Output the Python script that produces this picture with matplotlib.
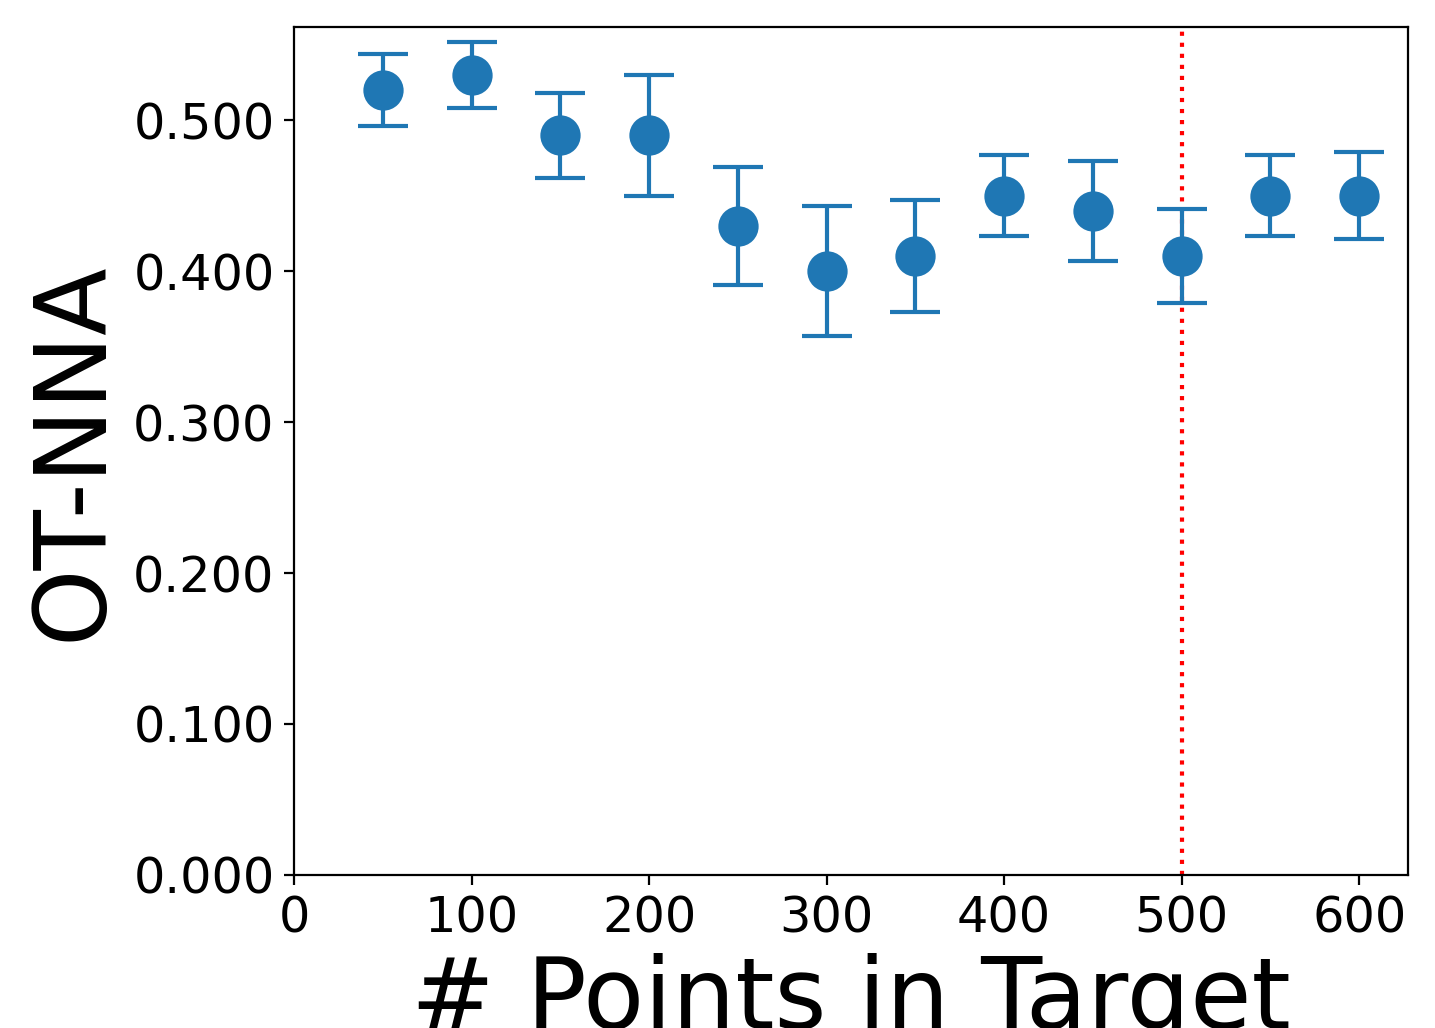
import matplotlib
matplotlib.use('Agg')
import matplotlib.pyplot as plt
from matplotlib.ticker import FormatStrFormatter

n_points = [50, 100, 150, 200, 250, 300, 350, 400, 450, 500, 550, 600]
ot_nna = [0.52, 0.53, 0.49, 0.49, 0.43, 0.40, 0.41, 0.45, 0.44, 0.41, 0.45, 0.45]
err = [0.024, 0.022, 0.028, 0.040, 0.039, 0.043, 0.037, 0.027, 0.033, 0.031, 0.027, 0.029]
marker_x = 500

fig = plt.figure(figsize=(7.175, 5.14), dpi=200)
ax = fig.add_axes([0.2049, 0.1489, 0.7763, 0.8248])
ax.axvline(marker_x, color='red', ls=':', lw=1.5)
ax.errorbar(n_points, ot_nna, yerr=err, fmt='o', color='#1f77b4',
            ms=13.5, capsize=9, capthick=1.5, elinewidth=1.5)
ax.set_xlim(left=0)
ax.set_ylim(bottom=0)
ax.yaxis.set_major_formatter(FormatStrFormatter('%.3f'))
ax.tick_params(labelsize=17.8)
ax.set_xlabel('# Points in Target', fontsize=36)
ax.set_ylabel('OT-NNA', fontsize=35.5)
fig.savefig('out.png', dpi=200)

• Directions: Write out the full set of lines verbatim, without the pictures.

• The response:
Output the Python script that produces this picture with matplotlib.
import matplotlib
matplotlib.use('Agg')
import matplotlib.pyplot as plt
from matplotlib.ticker import FormatStrFormatter

n_points = [50, 100, 150, 200, 250, 300, 350, 400, 450, 500, 550, 600]
ot_nna = [0.52, 0.53, 0.49, 0.49, 0.43, 0.40, 0.41, 0.45, 0.44, 0.41, 0.45, 0.45]
err = [0.024, 0.022, 0.028, 0.040, 0.039, 0.043, 0.037, 0.027, 0.033, 0.031, 0.027, 0.029]
marker_x = 500

fig = plt.figure(figsize=(7.175, 5.14), dpi=200)
ax = fig.add_axes([0.2049, 0.1489, 0.7763, 0.8248])
ax.axvline(marker_x, color='red', ls=':', lw=1.5)
ax.errorbar(n_points, ot_nna, yerr=err, fmt='o', color='#1f77b4',
            ms=13.5, capsize=9, capthick=1.5, elinewidth=1.5)
ax.set_xlim(left=0)
ax.set_ylim(bottom=0)
ax.yaxis.set_major_formatter(FormatStrFormatter('%.3f'))
ax.tick_params(labelsize=17.8)
ax.set_xlabel('# Points in Target', fontsize=36)
ax.set_ylabel('OT-NNA', fontsize=35.5)
fig.savefig('out.png', dpi=200)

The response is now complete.